Un lugar donde (no) quedarse

«- A lo largo de mi vida me he enganchado a todas las drogas menos al tabaco.
– Eso es porque nunca has llegado a crecer del todo».

Como si de un niño pequeño se tratase, Paolo Sorrentino va dibujando garabatos a lo largo de Un lugar para quedarse (This must be the place), el film en el que Sean Penn da vida a una excéntrica y retirada estrella del rock. Cheyenne (el personaje de Penn) vive en Dublín y sigue vistiendo y maquillándose igual que cuando daba conciertos y tocaba con Mick Jagger. Todo cambia cuando recibe una llamada desde Nueva York para anunciarle que su padre ha muerto.

 Sorrentino ha hecho toda un road movie bajo la excusa de la vieja estrella rockera que harta de todo decide cambiar la rutina que le tiene asfixiado después de 20 años sin tocar. Del espectáculo al holocausto viajamos junto a un Sean Penn muy bien caracterizado; su voz (en versión original), su pelo y su maquillaje forman un tándem perfecto que propician una conexión inmediata entre Cheyenne y el espectador. Bajo todo ese “disfraz” encontramos a un personaje lleno de magia y vulnerabilidad.

El problema llega cuando toda esa caracterización parece una excusa para hablar del holocausto
y de cómo una persona se ha pasado toda su vida buscando a su verdugo para reclamar venganza. Cheyenne decide llevar a cabo el trabajo que no había conseguido terminar su padre. Y aquí es cuando comienza a fallar el film. Va de más a menos sin conseguir establecer un punto medio en el que el espectador pueda disfrutar de la película.

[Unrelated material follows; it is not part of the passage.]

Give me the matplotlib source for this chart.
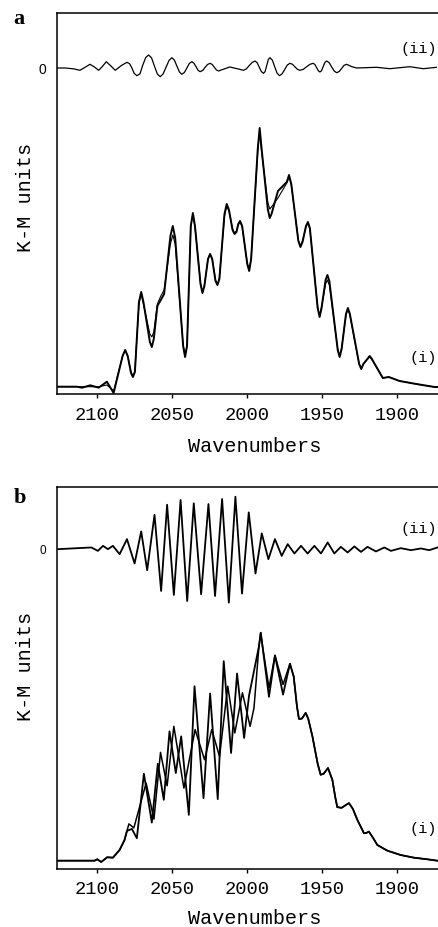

Las imágenes y la música tan bellas en su ejecución ayudan a contrarrestar los problemas que surgen de la narración.

En definitiva, Sorrentino ha hecho un film lleno de belleza al que quizás le han sobrado garabatos, dibujos mal trazados, y saltos de líneas imposibles que provocan un hastío y aburrimiento final sólo salvable por la gran actuación de Sean Penn.